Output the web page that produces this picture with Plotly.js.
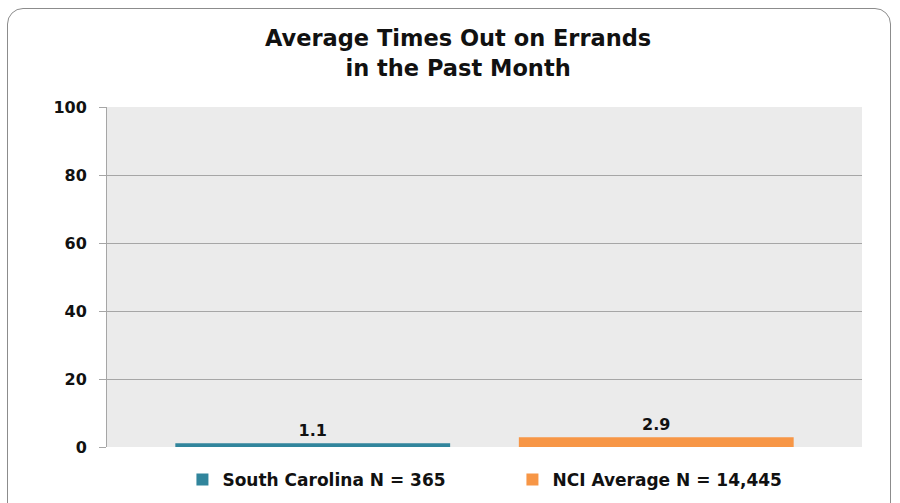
<!DOCTYPE html>
<html><head><meta charset="utf-8">
<script src="https://cdn.plot.ly/plotly-3.0.1.min.js"></script>
<style>
html,body{margin:0;padding:0;background:#fff;}
#wrap{position:relative;width:900px;height:503px;overflow:hidden;}
#chart{position:absolute;left:0;top:0;width:900px;height:503px;}
#frame{position:absolute;left:7px;top:8px;width:884px;height:520px;border:1.5px solid #8c8c8c;border-radius:16px;pointer-events:none;box-sizing:border-box;}
</style></head>
<body><div id="wrap"><div id="chart"></div><div id="frame"></div></div>
<script>
const category = ['Errands'];
const seriesNames = ['South Carolina N = 365', 'NCI Average N = 14,445'];
const scValues = [1.1];
const nciValues = [2.9];
const yTicks = [0, 20, 40, 60, 80, 100];
const colors = ['#31859c', '#f79646'];
const font = '"DejaVu Sans", Verdana, sans-serif';

const traces = [scValues, nciValues].map((vals, i) => ({
  type: 'bar', x: category, y: vals, name: seriesNames[i],
  marker: {color: colors[i]},
  text: vals.map(v => v.toFixed(1)), textposition: 'outside',
  textfont: {family: font, size: 16, color: '#111', weight: 'bold'},
  cliponaxis: false, hoverinfo: 'none'
}));

Plotly.newPlot('chart', traces, {
  width: 900, height: 503,
  margin: {l: 107, r: 38, t: 107, b: 56, autoexpand: false},
  paper_bgcolor: '#fff', plot_bgcolor: '#ebebeb',
  title: {text: '<b>Average Times Out on Errands<br>in the Past Month</b>', x: 0.509, xanchor: 'center', y: 0.9076, yanchor: 'middle',
          font: {family: font, size: 22.5, color: '#111'}},
  barmode: 'group', bargap: 0.09, bargroupgap: 0.2,
  xaxis: {showticklabels: false, showline: false, showgrid: false, zeroline: false, fixedrange: true},
  yaxis: {range: [0, 100], tickvals: yTicks, ticktext: yTicks.map(String),
          showgrid: true, gridcolor: '#a6a6a6', gridwidth: 1,
          showline: true, linecolor: '#a6a6a6', linewidth: 1,
          ticks: 'outside', ticklen: 7, tickcolor: '#a6a6a6',
          zeroline: false, ticklabelstandoff: 9,
          tickfont: {family: font, size: 16, color: '#111', weight: 'bold'}},
  showlegend: true,
  legend: {orientation: 'h', x: 0.537, xanchor: 'center', yref: 'container', y: 0.046, yanchor: 'middle',
           font: {family: font, size: 17, color: '#111', weight: 'bold'},
           itemwidth: 30, tracegroupgap: 0, traceorder: 'normal', entrywidth: 285}
}, {displayModeBar: false, staticPlot: true});
</script></body></html>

○ ○ ○

## Instructions for the task:
Restate the data above word for word. Skip every picture.

## Correct answer:
Output the web page that produces this picture with Plotly.js.
<!DOCTYPE html>
<html><head><meta charset="utf-8">
<script src="https://cdn.plot.ly/plotly-3.0.1.min.js"></script>
<style>
html,body{margin:0;padding:0;background:#fff;}
#wrap{position:relative;width:900px;height:503px;overflow:hidden;}
#chart{position:absolute;left:0;top:0;width:900px;height:503px;}
#frame{position:absolute;left:7px;top:8px;width:884px;height:520px;border:1.5px solid #8c8c8c;border-radius:16px;pointer-events:none;box-sizing:border-box;}
</style></head>
<body><div id="wrap"><div id="chart"></div><div id="frame"></div></div>
<script>
const category = ['Errands'];
const seriesNames = ['South Carolina N = 365', 'NCI Average N = 14,445'];
const scValues = [1.1];
const nciValues = [2.9];
const yTicks = [0, 20, 40, 60, 80, 100];
const colors = ['#31859c', '#f79646'];
const font = '"DejaVu Sans", Verdana, sans-serif';

const traces = [scValues, nciValues].map((vals, i) => ({
  type: 'bar', x: category, y: vals, name: seriesNames[i],
  marker: {color: colors[i]},
  text: vals.map(v => v.toFixed(1)), textposition: 'outside',
  textfont: {family: font, size: 16, color: '#111', weight: 'bold'},
  cliponaxis: false, hoverinfo: 'none'
}));

Plotly.newPlot('chart', traces, {
  width: 900, height: 503,
  margin: {l: 107, r: 38, t: 107, b: 56, autoexpand: false},
  paper_bgcolor: '#fff', plot_bgcolor: '#ebebeb',
  title: {text: '<b>Average Times Out on Errands<br>in the Past Month</b>', x: 0.509, xanchor: 'center', y: 0.9076, yanchor: 'middle',
          font: {family: font, size: 22.5, color: '#111'}},
  barmode: 'group', bargap: 0.09, bargroupgap: 0.2,
  xaxis: {showticklabels: false, showline: false, showgrid: false, zeroline: false, fixedrange: true},
  yaxis: {range: [0, 100], tickvals: yTicks, ticktext: yTicks.map(String),
          showgrid: true, gridcolor: '#a6a6a6', gridwidth: 1,
          showline: true, linecolor: '#a6a6a6', linewidth: 1,
          ticks: 'outside', ticklen: 7, tickcolor: '#a6a6a6',
          zeroline: false, ticklabelstandoff: 9,
          tickfont: {family: font, size: 16, color: '#111', weight: 'bold'}},
  showlegend: true,
  legend: {orientation: 'h', x: 0.537, xanchor: 'center', yref: 'container', y: 0.046, yanchor: 'middle',
           font: {family: font, size: 17, color: '#111', weight: 'bold'},
           itemwidth: 30, tracegroupgap: 0, traceorder: 'normal', entrywidth: 285}
}, {displayModeBar: false, staticPlot: true});
</script></body></html>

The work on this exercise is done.